Deming, WE. (1950). Lecture to Japanese management. Translated by Truhide Haga. Online materials accessed 2011, July 10.

Bolden, R. Gosling, J., Hawkins, B., & Taylor, S. Exploring leadership: Individual, organizational, and societal perspectives. New York: NY: Oxford Press.

Burns, JM. (1978). Leadership. New York, NY: Harper and Row.

Deming, WE. (1986). Out of crisis. Boston, MA: MIT Press.

Gluckman, P., & Roome, D. (1990). Everyday heroes: From Taylor to Deming: The journey to higher productivity. New York: NY: SPC Press.

Jacob, B. (2010, February). Do principals fire the worst teachers? Center for local, state, and urban policy.
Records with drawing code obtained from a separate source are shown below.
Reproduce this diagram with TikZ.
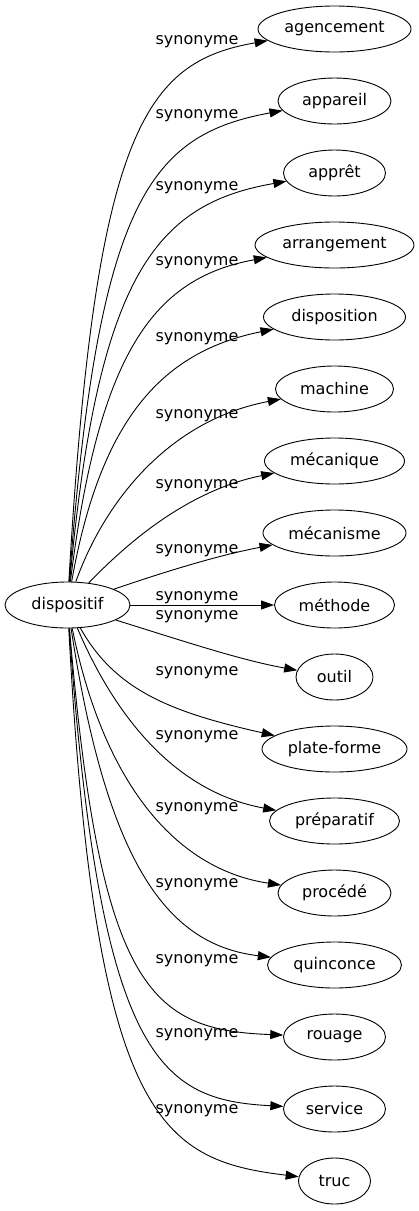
\documentclass[tikz,border=0pt]{standalone}
\usepackage{fontspec}
\setmainfont{DejaVu Sans}
\usetikzlibrary{shapes.geometric,arrows.meta}
\newcommand{\wordsize}{\fontsize{16}{19}\selectfont}
\begin{document}
\begin{tikzpicture}[x=1pt,y=-1pt]
    \tikzstyle{word}=[ellipse,draw=black,line width=0.9pt,minimum height=46pt,inner sep=0pt,font=\wordsize]
    \tikzstyle{edge}=[draw,line width=0.9pt,-{Triangle[length=13pt,width=9pt]}]
    \tikzstyle{rel}=[anchor=base,inner sep=0pt,font=\wordsize]
    \useasboundingbox (0,0) rectangle (419,1211);
    \node [word,minimum width=125pt] (disp) at (67.5,605) {dispositif};
    \begin{scope}
        \node [word,minimum width=153pt] (w1) at (334.5,29) {agencement};
        \node [word,minimum width=113pt] (w2) at (334.5,101) {appareil};
        \node [word,minimum width=102pt] (w3) at (334.5,173) {apprêt};
        \node [word,minimum width=159pt] (w4) at (334.5,245) {arrangement};
        \node [word,minimum width=142pt] (w5) at (334.5,317) {disposition};
        \node [word,minimum width=118pt] (w6) at (334.5,389) {machine};
        \node [word,minimum width=140pt] (w7) at (334.5,461) {mécanique};
        \node [word,minimum width=143pt] (w8) at (334.5,533) {mécanisme};
        \node [word,minimum width=120pt] (w9) at (334.5,605) {méthode};
        \node [word,minimum width=77pt] (w10) at (334.5,677) {outil};
        \node [word,minimum width=145pt] (w11) at (334.5,749) {plate-forme};
        \node [word,minimum width=130pt] (w12) at (334.5,821) {préparatif};
        \node [word,minimum width=113pt] (w13) at (334.5,893) {procédé};
        \node [word,minimum width=134pt] (w14) at (334.5,965) {quinconce};
        \node [word,minimum width=102pt] (w15) at (334.5,1037) {rouage};
        \node [word,minimum width=102pt] (w16) at (334.5,1109) {service};
        \node [word,minimum width=72pt] (w17) at (334.5,1181) {truc};
    \end{scope}
    % labels
    \node [rel] (l1) at (197,44) {synonyme};
    \node [rel] (l2) at (197,118) {synonyme};
    \node [rel] (l3) at (197,190) {synonyme};
    \node [rel] (l4) at (197,265) {synonyme};
    \node [rel] (l5) at (197,341) {synonyme};
    \node [rel] (l6) at (197,418) {synonyme};
    \node [rel] (l7) at (197,488) {synonyme};
    \node [rel] (l8) at (197,553) {synonyme};
    \node [rel] (l9) at (197,600) {synonyme};
    \node [rel] (l10) at (197,619) {synonyme};
    \node [rel] (l11) at (197,675) {synonyme};
    \node [rel] (l12) at (197,739) {synonyme};
    \node [rel] (l13) at (197,811) {synonyme};
    \node [rel] (l14) at (197,887) {synonyme};
    \node [rel] (l15) at (197,963) {synonyme};
    \node [rel] (l16) at (197,1037) {synonyme};
    \node [rel] (l17) at (197,1113) {synonyme};
    % edges
    \path[edge] (disp) .. controls (95,130) and (145,62) .. (w1);
    \path[edge] (disp) .. controls (98,200) and (150,135) .. (w2);
    \path[edge] (disp) .. controls (98,276) and (155,204) .. (w3);
    \path[edge] (disp) .. controls (99,350) and (155,278) .. (w4);
    \path[edge] (disp) .. controls (100,422) and (160,352) .. (w5);
    \path[edge] (disp) .. controls (105,500) and (170,420) .. (w6);
    \path[edge] (disp) .. controls (130,540) and (190,490) .. (w7);
    \path[edge] (disp) .. controls (170,570) and (220,555) .. (w8);
    \path[edge] (disp) -- (w9);
    \path[edge] (disp) .. controls (180,640) and (240,660) .. (w10);
    \path[edge] (disp) .. controls (115,690) and (170,712) .. (w11);
    \path[edge] (disp) .. controls (108,700) and (165,790) .. (w12);
    \path[edge] (disp) .. controls (105,790) and (180,870) .. (w13);
    \path[edge] (disp) .. controls (108,870) and (170,945) .. (w14);
    \path[edge] (disp) .. controls (100,990) and (150,1030) .. (w15);
    \path[edge] (disp) .. controls (100,1060) and (160,1100) .. (w16);
    \path[edge] (disp) .. controls (95,1120) and (160,1160) .. (w17);
\end{tikzpicture}
\end{document}
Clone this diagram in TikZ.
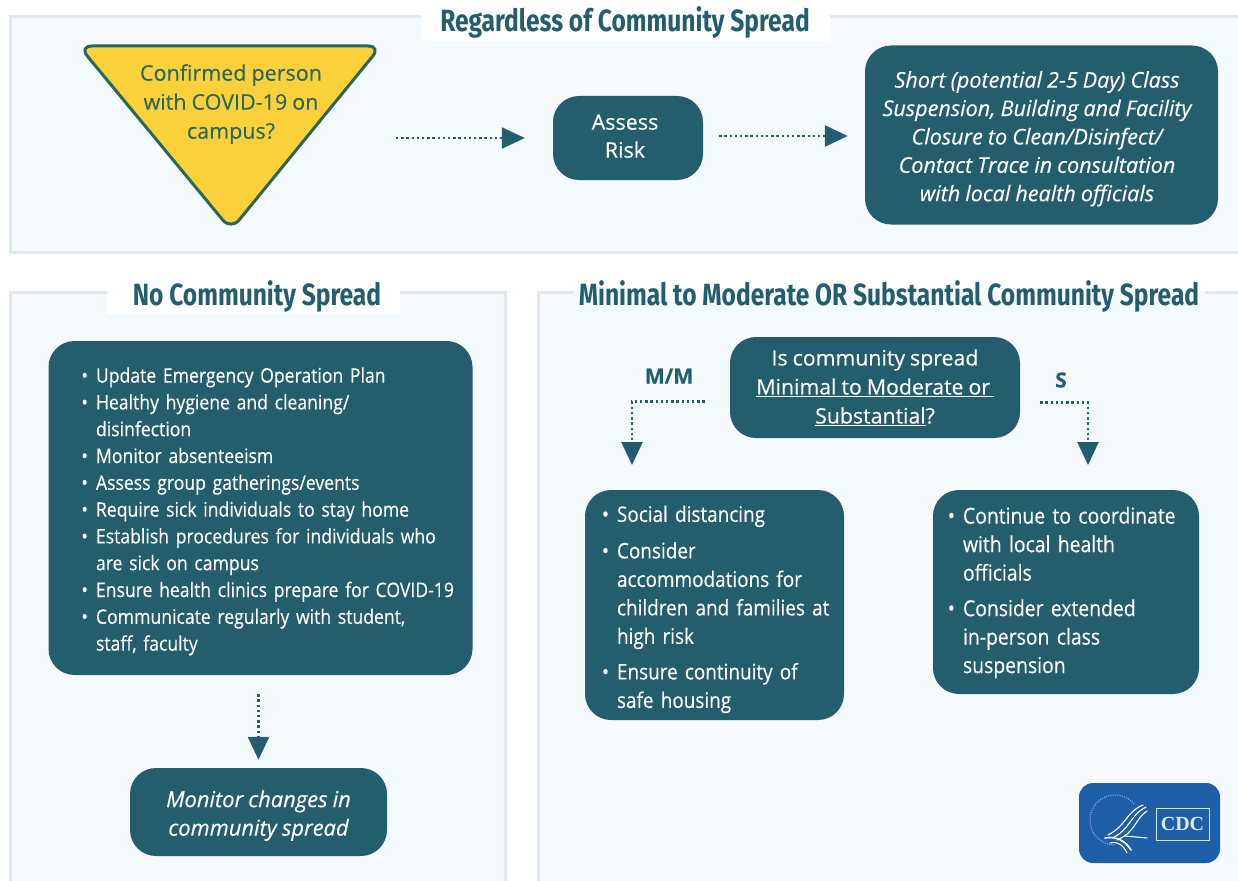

Ann Arbor, MI: University of Michigan.

Kemper, E., & Teddlie, C. (2000). Mandate site-based management in Texas: Exploring implementation in urban high schools. Teaching and Change 7(2): 172-200.

Kosner, Ed. D., J. (2006). Leadership perspectives that facilitate school improvement: An ethnographic study of a school principal’s leadership role. Chicago, IL: Roosevelt University(UMI Publication Number 3223230).

Levine, K., Muenchen, R., & Brooks, A. (2010, December). Measuring transformational and charismatic leadership: Why isn’t charisma measured? Communication Monographs 77(4): 576-591.

Sergiovanni, T. (1996). Moral leadership: Getting to the heart of school improvement. San Francisco, CA: Jossey Bass.